EffiCoder: Enhancing Code Generation in Large Language Models through Efficiency-Aware Fine-tuning
Authors: Dong Huang, Guangtao Zeng, Jianbo Dai, Meng Luo, Han Weng, Yuhao Qing, Heming Cui, Zhijiang Guo, Jie Zhang
ICML 2025 | Venue PDF | Archive PDF | Plain Text | LLM Run Details
| Reproducibility Variable | Result | LLM Response |
|---|---|---|
| Research Type | Experimental | Experimental results demonstrate significant improvements when fine-tuning with EFFIINSTRUCT. |
| Researcher Affiliation | Academia | 1University of Hong Kong 2National University of Singapore 3Singapore University of Technology and Design 4University of Edinburgh 5Beijing University of Posts and Telecommunications 6University of Cambridge 7King s College London. Correspondence to: Zhijiang Guo <EMAIL>. |
| Pseudocode | No | The paper describes the methodology for constructing the EFFIINSTRUCT dataset and fine-tuning LLMs through narrative text and diagrams (Figure 1), but it does not include a formal pseudocode block or algorithm section with structured, code-like steps for any of the main processes. |
| Open Source Code | Yes | Dataset and Code are available at https:// github.com/huangd1999/Effi Coder. |
| Open Datasets | Yes | We construct EFFIINSTRUCT, to the best of our knowledge, it is the first instruction-tuning dataset designed to improve the efficiency of LLM-generated code, facilitating fine-tuning for more efficient code generation. ... Dataset and Code are available at https:// github.com/huangd1999/Effi Coder. ... We collect the candidate tasks from the open-source code LLM training sets, which include Self Code Align (Self Code Align; Wei et al. 2024a), Code Feedback-Filtered-Instruction (Code Feed; MAP 2023), Tested-143k-Python-Alpaca (Alpaca; Vezora 2023), Glaive Code-Assistant (Glaive; Computer 2023), Magicoder-Evol Instruct-110K (Evol-Ins; UIUC 2023a), Dolphin-Coder (Dolphin; Computations 2023), Magicoder-OSS-Instruct75K (Oss-Ins; UIUC 2023b), Self-OSS-Instruct-SC2-Exec Filter-50K (Self-Oss; Big Code 2023), and Apps (Hendrycks et al., 2021). |
| Dataset Splits | No | The paper mentions collecting candidate tasks from various open-source datasets and filtering them, resulting in a total of 65k tasks.
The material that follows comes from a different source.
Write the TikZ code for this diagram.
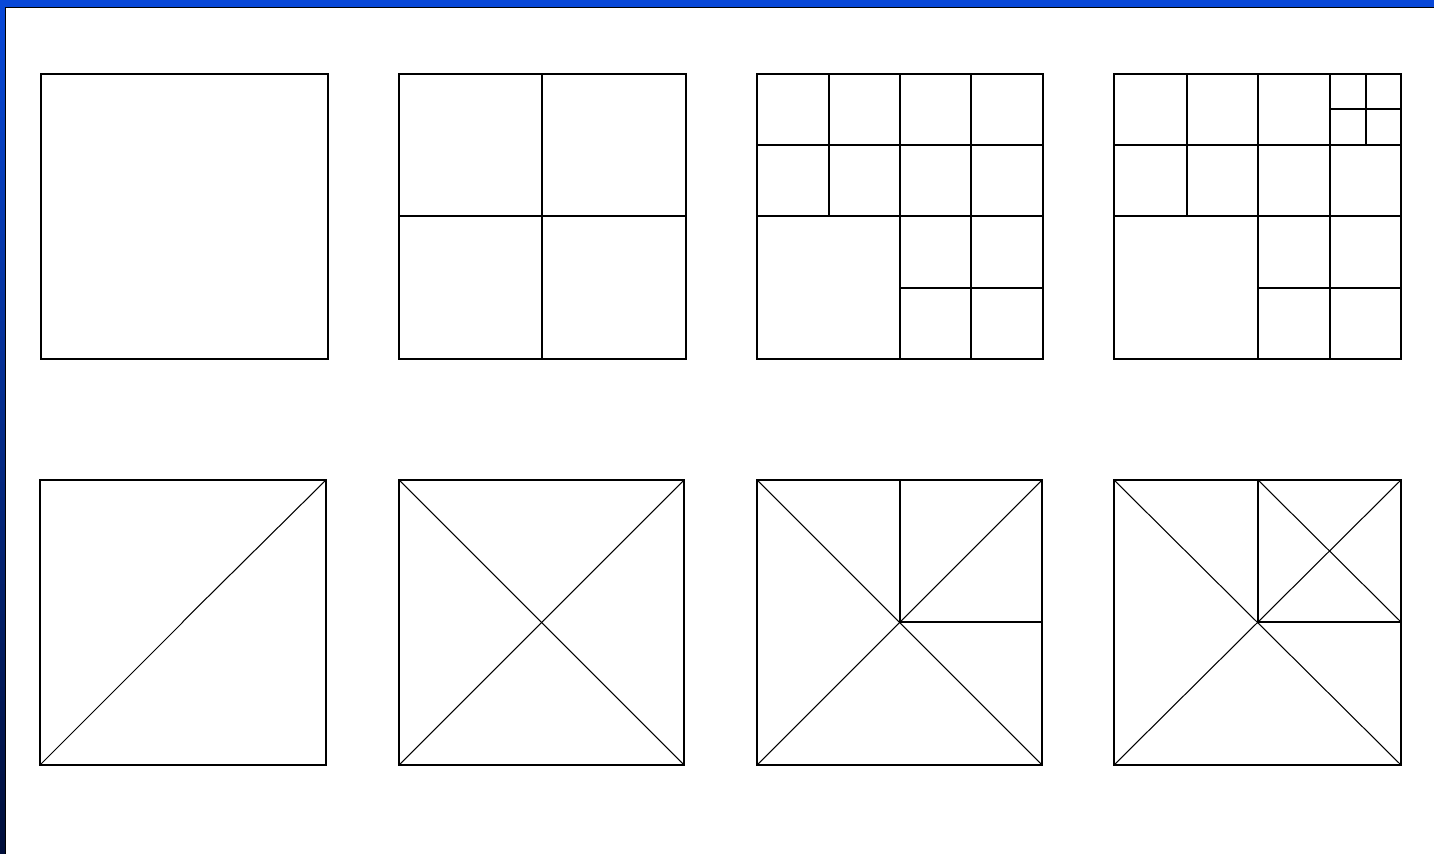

It also refers to evaluating on existing benchmarks like Effi Bench and Human Eval Plus. Footnote 2 states: 'Analysis shows no exact duplicates between training and evaluation sets, with only 0.20% of evaluation samples having minimal vocabulary overlap (5-10%).' However, specific percentages, absolute counts, or detailed methodologies for splitting the EFFIINSTRUCT dataset itself into training, validation, and test sets are not explicitly provided in the main text. |
| Hardware Specification | Yes | Firstly, we have evaluated the effectiveness of Effi-Code on seven different software-hardware setups, as shown in Rebuttal Table 2. The results demonstrate that Effi-Code fine-tuned LLMs achieve higher efficiency than the original LLMs across all setups. For example, in the environment of Python 3.11.10 Intel(R) Xeon(R) Platinum 8336C CPU @ 2.30GHz, the average execution time decreases from 0.59s to 0.40s when using Effi-Code to fine-tune Qwen2.5-Coder-7B, reducing the average execution time by 32%. |
| Software Dependencies | Yes | We use Llama-factory (Zheng et al., 2024) to fine-tune LLMs with fully supervised fine-tuning with the same setup and train the models using EFFIINSTRUCT. ... Python 3.11.10 Intel(R) Xeon(R) Platinum 8336C CPU @ 2.30GHz |
| Experiment Setup | Yes | The maximum sequence length is set to 2048 tokens. We use a batch size of 128 and set the learning rate to 5e-6 with a cosine learning rate scheduler and a warmup ratio of 0.03. We fine-tune all LLMs for 4 epochs under the bf16 data type. |